37 Cust. Ct. 439 | Cust. Ct. | 1956
This is a protest against the collector’s assessment of duty on merchandise, contained in eases 264 through 268 and described on the invoice as 8-inch coupe plates, at 70 per centum ad valorem and 10 cents per dozen pieces under paragraph 212 of the Tariff Act of 1930 as decorated china tableware. It is claimed that the plates are not tableware and are properly dutiable at 45 per centum ad valorem, under said paragraph 212, apparently as modified by the General Agreement on Tariffs and Trade, T. D. 51802, and the President’s proclamation of May 22, 1948, T. D. 51909.
At the trial, Jerome Leiman, import manager of the plaintiff company, appeared and testified on behalf of the firm. He claimed that the plates in said cases 264 through 268 were decorative ware or hanging plates, stating that they are bought and sold as decorative pieces, have holes in the back for hanging, are fully painted, and are obviously not for use in the service of food. He said that they were improperly invoiced as plates and not as decorative plates for hanging; that he had had shipments of the same items before; and that they had been classified as decorative ware. He used them himself to hang on the wall and had seen them so used in the homes of friends.
The witness testified, further, that his company sells this merchandise at wholesale to gift shops, antique shops, department stores, and various retailers of giftware. They are described by retailers as decorative pieces. The witness had never seen them used on the table during the course of a meal and said that they were too decorative and gaudy to be eaten from.

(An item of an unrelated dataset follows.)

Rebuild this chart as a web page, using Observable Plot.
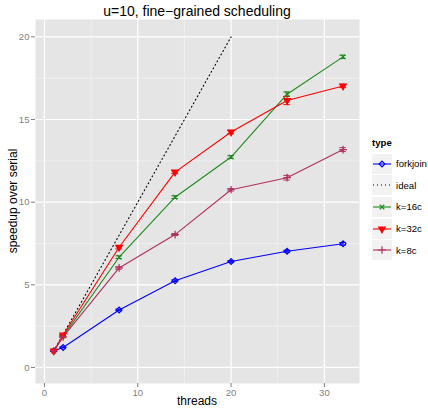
<!DOCTYPE html>
<html>
<head>
<meta charset="utf-8">
<script src="https://cdn.jsdelivr.net/npm/d3@7"></script>
<script src="https://cdn.jsdelivr.net/npm/@observablehq/plot@0.6"></script>
<style>
  html, body { margin: 0; padding: 0; background: #fff; }
  #wrap { position: relative; width: 428px; height: 409px; font-family: "Liberation Sans", Arial, Helvetica, sans-serif; }
  #title { position: absolute; left: 35px; width: 324px; top: 3px; text-align: center; font-size: 14px; color: #000; }
  #xlab { position: absolute; left: 35px; width: 324px; top: 394px; text-align: center; font-size: 12px; color: #000; }
  #ylab { position: absolute; left: 13px; top: 201px; transform: translate(-50%, -50%) rotate(-90deg); white-space: nowrap; font-size: 12px; color: #000; }
  #legend { position: absolute; left: 372px; top: 137px; font-size: 9.6px; color: #000; }
  #legend .lt { font-weight: bold; font-size: 9.6px; margin-bottom: 5px; }
  #legend .row { display: flex; align-items: center; height: 21.6px; }
  #legend svg { display: block; margin-right: 4px; }
</style>
</head>
<body>
<div id="wrap">
  <div id="chart"></div>
  <div id="title">u=10, fine−grained scheduling</div>
  <div id="xlab">threads</div>
  <div id="ylab">speedup over serial</div>
  <div id="legend"></div>
</div>
<script>
// ---- data ----
const threads = [1, 2, 8, 14, 20, 26, 32];
const types = ["forkjoin", "ideal", "k=16c", "k=32c", "k=8c"];
const forkjoin = [1.0, 1.21, 3.48, 5.25, 6.41, 7.03, 7.48];
const k16c = [1.0, 1.9, 6.67, 10.3, 12.73, 16.53, 18.79];
const k32c = [1.0, 1.96, 7.27, 11.82, 14.24, 16.15, 17.03];
const k8c = [1.0, 1.85, 6.02, 8.04, 10.75, 11.48, 13.18];
const forkjoinErr = [0.02, 0.03, 0.05, 0.05, 0.05, 0.06, 0.08];
const k16cErr = [0.02, 0.04, 0.08, 0.08, 0.08, 0.14, 0.1];
const k32cErr = [0.02, 0.04, 0.1, 0.08, 0.1, 0.25, 0.1];
const k8cErr = [0.02, 0.04, 0.08, 0.06, 0.08, 0.14, 0.12];
const idealThreads = [1, 2, 8, 14, 20];
const idealSpeedup = [1, 2, 8, 14, 20];
const xTicks = [0, 10, 20, 30];
const yTicks = [0, 5, 10, 15, 20];
const xMinor = [5, 15, 25];
const yMinor = [2.5, 7.5, 12.5, 17.5];
const colors = ["#0000FF", "#000000", "#1E8B1E", "#FF0000", "#B03060"];

// ---- table ----
const seriesVals = {"forkjoin": [forkjoin, forkjoinErr], "k=16c": [k16c, k16cErr], "k=32c": [k32c, k32cErr], "k=8c": [k8c, k8cErr]};
const rows = [];
for (const [type, [vals, errs]] of Object.entries(seriesVals)) {
  threads.forEach((t, i) => rows.push({type, threads: t, speedup: vals[i], err: errs[i]}));
}
const idealRows = idealThreads.map((t, i) => ({type: "ideal", threads: t, speedup: idealSpeedup[i]}));

const triangleDown = {
  draw(ctx, size) {
    const s3 = Math.sqrt(3);
    const y = -Math.sqrt(size / (s3 * 3));
    ctx.moveTo(0, -y * 2);
    ctx.lineTo(-s3 * y, y);
    ctx.lineTo(s3 * y, y);
    ctx.closePath();
  }
};
const markR = {"forkjoin": 2.6, "k=16c": 2.2, "k=32c": 2.4, "k=8c": 2.6};
const capW = 0.35;

const chart = Plot.plot({
  width: 428,
  height: 409,
  marginLeft: 35,
  marginRight: 69,
  marginTop: 19,
  marginBottom: 26,
  style: {fontFamily: "'Liberation Sans', Arial, sans-serif", fontSize: "9.6px", background: "transparent", overflow: "visible"},
  x: {domain: [-0.96, 33.76]},
  y: {domain: [-0.97, 21.05]},
  color: {domain: types, range: colors},
  symbol: {domain: ["forkjoin", "k=16c", "k=32c", "k=8c"], range: ["diamond2", "times", triangleDown, "plus"]},
  marks: [
    Plot.frame({fill: "#E5E5E5", stroke: null}),
    Plot.ruleY(yMinor, {stroke: "#F2F2F2", strokeWidth: 0.7}),
    Plot.ruleX(xMinor, {stroke: "#F2F2F2", strokeWidth: 0.7}),
    Plot.ruleY(yTicks, {stroke: "#FFFFFF", strokeWidth: 1.2}),
    Plot.ruleX(xTicks, {stroke: "#FFFFFF", strokeWidth: 1.2}),
    Plot.axisX({ticks: xTicks, tickSize: 4, tickPadding: 2, label: null, color: "#7F7F7F", fontSize: 9.6}),
    Plot.axisY({ticks: yTicks, tickSize: 4, tickPadding: 2, label: null, color: "#7F7F7F", fontSize: 9.6}),
    Plot.line(idealRows, {x: "threads", y: "speedup", stroke: "type", strokeWidth: 1.1, strokeDasharray: "1,3"}),
    Plot.line(rows, {x: "threads", y: "speedup", z: "type", stroke: "type", strokeWidth: 1.1}),
    Plot.ruleX(rows, {x: "threads", y1: d => d.speedup - d.err, y2: d => d.speedup + d.err, stroke: "type", strokeWidth: 1}),
    Plot.ruleY(rows, {y: d => d.speedup - d.err, x1: d => d.threads - capW, x2: d => d.threads + capW, stroke: "type", strokeWidth: 1}),
    Plot.ruleY(rows, {y: d => d.speedup + d.err, x1: d => d.threads - capW, x2: d => d.threads + capW, stroke: "type", strokeWidth: 1}),
    ...Object.keys(seriesVals).map(type =>
      Plot.dot(rows.filter(d => d.type === type), {
        x: "threads", y: "speedup",
        stroke: "type",
        fill: type === "k=32c" ? "type" : "none",
        symbol: "type",
        r: markR[type],
        strokeWidth: 1.2
      })
    )
  ]
});
document.getElementById("chart").appendChild(chart);

// ---- legend ----
const leg = document.getElementById("legend");
const lt = document.createElement("div");
lt.className = "lt"; lt.textContent = "type";
leg.appendChild(lt);
const legSym = {"forkjoin": [d3.symbolDiamond2, false], "ideal": null, "k=16c": [d3.symbolTimes, false], "k=32c": [triangleDown, true], "k=8c": [d3.symbolPlus, false]};
types.forEach((t, i) => {
  const row = document.createElement("div");
  row.className = "row";
  const c = colors[i];
  let inner = `<rect width="20" height="20" fill="#F2F2F2"/>`;
  if (t === "ideal") {
    inner += `<line x1="1" x2="19" y1="10" y2="10" stroke="${c}" stroke-width="1.1" stroke-dasharray="1,3"/>`;
  } else {
    inner += `<line x1="1" x2="19" y1="10" y2="10" stroke="${c}" stroke-width="1.1"/>`;
    const [sym, filled] = legSym[t];
    const r = markR[t];
    const p = d3.symbol(sym, Math.PI * r * r)();
    inner += `<path transform="translate(10,10)" d="${p}" fill="${filled ? c : "none"}" stroke="${c}" stroke-width="1.2"/>`;
  }
  row.innerHTML = `<svg width="20" height="20">${inner}</svg><span>${t}</span>`;
  leg.appendChild(row);
});
</script>
</body>
</html>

The only question before us is whether or not these plates are tableware within the meaning of paragraph 212 of the Tariff Act of 1930 and its modifications. In the leading case on this subject, United States v. Butler Bros., 33 C. C. P. A. (Customs) 22, C. A. D. 310, it was held that china dishes in the shape of saucers with bamboo handles were not tableware. In the course of the opinion, the court said (p. 28):
We think it is evident from the dictionary definitions of the term “tableware” that in using that term in paragraph 212, supra, the Congress intended to provide for only such articles as are chiefly used upon a table for the service of meals, and that it was not intended to cover novelty articles, such as the involved bonbon and candy dishes, which are not chiefly used in the service of meals but, according to the testimony of record, are used on bridge tables and occasional tables for serving candy, nuts, etc., after a meal.
In the instant case, the sole witness testified that he had never observed the merchandise used in the service of meals, but bad seen such plates hanging on the wall as decorations. The sample itself is a potent witness to the fact that the merchandise is not ordinary tableware. It is a highly decorated plate, not of the type commonly used for serving meals. Three holes have been punched through the base on the back, readily adapting it for use as a wall plaque. It can be hung in three different positions to bring out the pattern, in accordance with the taste of the user. It is evident that it was designed as a decoration, and there is nothing in the record to show that it was used otherwise.
We hold, therefore, that the plates in question are not tableware and that they are properly dutiable at 45 per centum ad valorem under paragraph 212 of the Tariff Act of 1930, as modified by the General Agreement on Tariffs and Trade, T. D. 51802, and the President’s proclamation of May 22, 1948, T. D. 51909, as decorated chinaware, not tableware, not containing 25 per centum or more of calcined bone.
The protest is sustained and judgment will be rendered for the plaintiff.